Только я за столом посидел несколько минут, внезапно дверь отворил человек покойного Рихмана, весь в слезах и в страхе запыхавшись. Я думал, что его кто-нибудь на дороге бил, когда он ко мне был послан. Он чуть выговорил: „Профессора громом зашибло“. В самой возможной страсти, как сил было много, приехав увидел, что он лежит бездыханен. <…> Мы старались движение крови в нем возобновить, затем что он еще был тепл, однако голова его повреждена, и больше нет надежды. Итак, он плачевным опытом уверил, что электрическую громовую силу отвратить можно, однако на шест с железом, который должен стоять на пустом месте, в которое бы гром бил сколько хочет. Между тем умер г. Рихман прекрасною смертию, исполняя по своей профессии должность. Память его никогда не умолкнет…»
Письмо М. Ломоносова графу И. Шувалову от 26 июля 1753 года
Друзья детства самые надежные
Александр Герцен и Николай Огарев, несмотря на все жизненные перипетии, смогли сохранить свою дружбу на всю жизнь. Они познакомились в очень юном возрасте, сразу прониклись горячей симпатией друг к другу и решили, в лучших романтических традициях, принести клятву товарищества и верности идеалам справедливости. Судьба уготовила им немало испытаний, но в самые тяжелые часы воспоминание о чистой детской дружбе придавало им сил.
«Дружба наша должна была с самого начала принять характер серьезный. Я не помню, чтоб шалости занимали нас на первом плане, особенно когда мы были одни. Мы, разумеется, не сидели с ним на одном месте, лета брали свое, мы хохотали и дурачились, дразнили Зонненберга и стреляли на нашем дворе из лука; но основа всего была очень далека от пустого товарищества; нас связывала, сверх равенства лет, сверх нашего „химического“ сродства, наша общая религия. Ничего в свете не очищает, не облагороживает так отроческий возраст, не хранит его, как сильно возбужденный общечеловеческий интерес. Мы уважали в себе наше будущее, мы смотрели друг на друга, как на сосуды избранные, предназначенные.

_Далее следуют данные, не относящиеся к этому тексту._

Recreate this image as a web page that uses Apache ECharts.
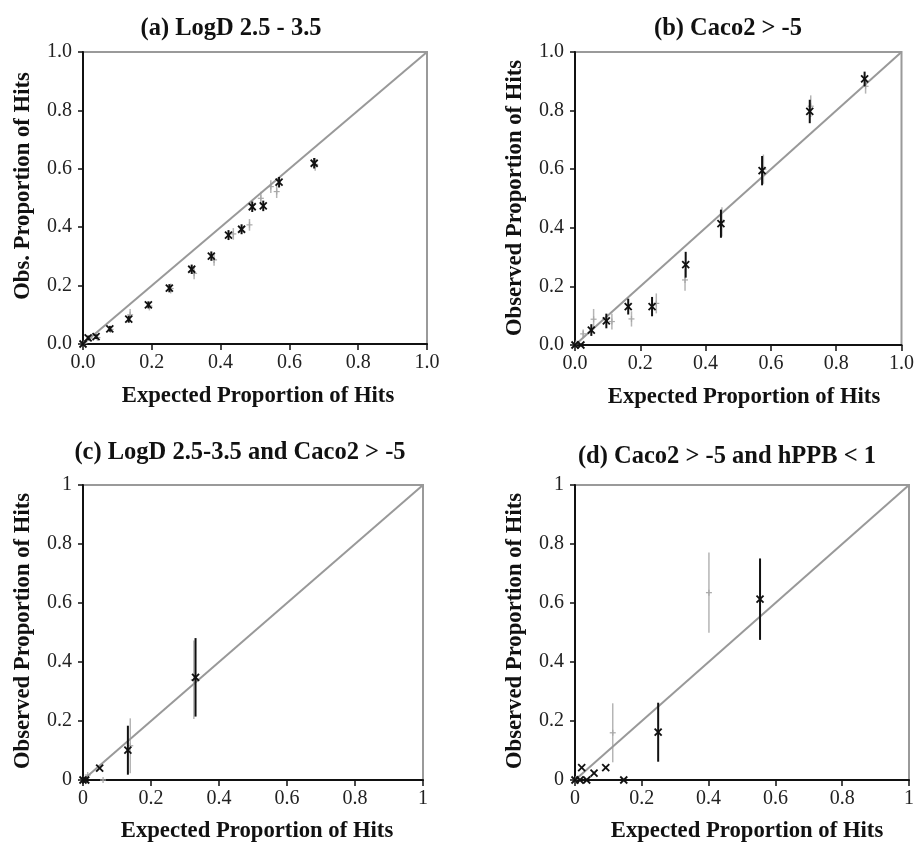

Часто мы ходили с Ником за город, у нас были любимые места – Воробьевы горы, поля за Драгомиловской заставой. Он приходил за мной с Зонненбергом часов в шесть или семь утра и, если я спал, бросал в мое окно песок и маленькие камешки. Я просыпался, улыбаясь, и торопился выйти к нему.
<…>
Самая неразрывная дружба есть та, которая начинается в юности.
Н. Карамзин
Запыхавшись и раскрасневшись, стояли мы там, обтирая пот. Садилось солнце, купола блестели, город стлался на необозримое пространство под горой, свежий ветерок подувал на нас, постояли мы, постояли, оперлись друг на друга и, вдруг обнявшись, присягнули, в виду всей Москвы, пожертвовать нашей жизнью на избранную нами борьбу.
Сцена эта может показаться очень натянутой, очень театральной, а между тем через двадцать шесть лет я тронут до слез, вспоминая ее, она была свято искренна, это доказала вся жизнь наша».
А. Герцен, «Былое и думы»
Братья во Христе
Проповедники Кирилл и Мефодий, причисленные к лику святых, на иконах часто изображены вместе, да и в литературе редко упоминаются порознь. Они были братьями по крови, но далеко не всегда братьев связывают такие близкие отношения, какие были у Кирилла и Мефодия. Они вместе создавали славянскую азбуку, вместе проповедовали и вместе разделяли тяготы монастырской жизни. Старшим из братьев был Мефодий, причем превосходил он Кирилла по возрасту на целых двенадцать лет. Мефодий достиг больших высот на духовном поприще, он раньше брата оставил мир и ушел в монахи. Кирилл был более одаренным в науках, знал много языков и первым принялся за составление алфавита для славян, который позже в его честь был назван кириллицей.